Modeling the Phenomenon of Intertidal Mussel Beds: Local Biotic Feedback in Gradients of Physical Forcing

C.D. Robles, California State University, Los Angeles, USA

The populations of mussels and barnacles inhabiting rocky seashores are an important test bed for general ecological theory. Theory prevailing for 30 years maintains that upper shore zones of these species form only in a spatial refuge above the reach of predators, a limit set by the regime of tidal immersion. As an alternative to this static verbal model, the authors present a dynamic model, which they reconcile with concepts of engineering control theory.

Beds of the mussel Mytilus californianus are the most massive and visually striking biological structures of temperate seashores. The beds have abrupt boundaries, even though major environmental gradients are comparatively gradual. Upper and lower boundaries of the mussel zone converge as one travels from high to low wave energy locations.

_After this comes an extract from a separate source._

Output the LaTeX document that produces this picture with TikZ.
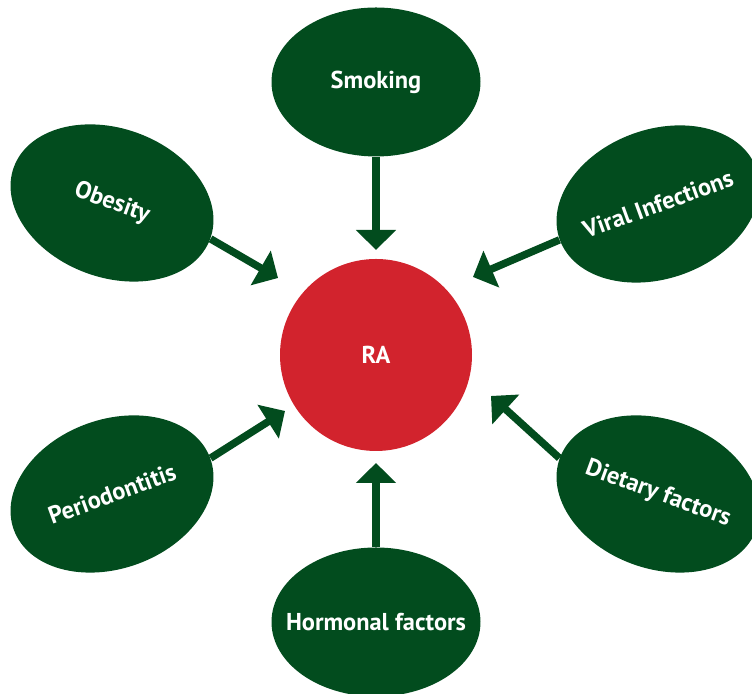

These distributional features were simulated with stochastic cellular automata in which boundaries were set by equilibria between mussel productivity (recruitment and growth) and mortality (principally size-specific predation). Rates of production and mortality varied gradually with wave energy (horizontal dimension) and tidal emergence (vertical dimension), and they were modified at any point in the gradients by spatial configurations of the size classes of the mussels in the neighborhood of the point. Such neighborhood effects exerted feedback that produced clustering of individuals, thus the abruptness of boundaries. Forcing of mussel recruitment, growth, and predation by varying wave action over the horizontal dimension results in vertical shifts in the shore level at which the equilibria occur, accounting for the convergence of boundaries. The authors term these spatially structured dynamics the "adjusted equilibriums hypothesis."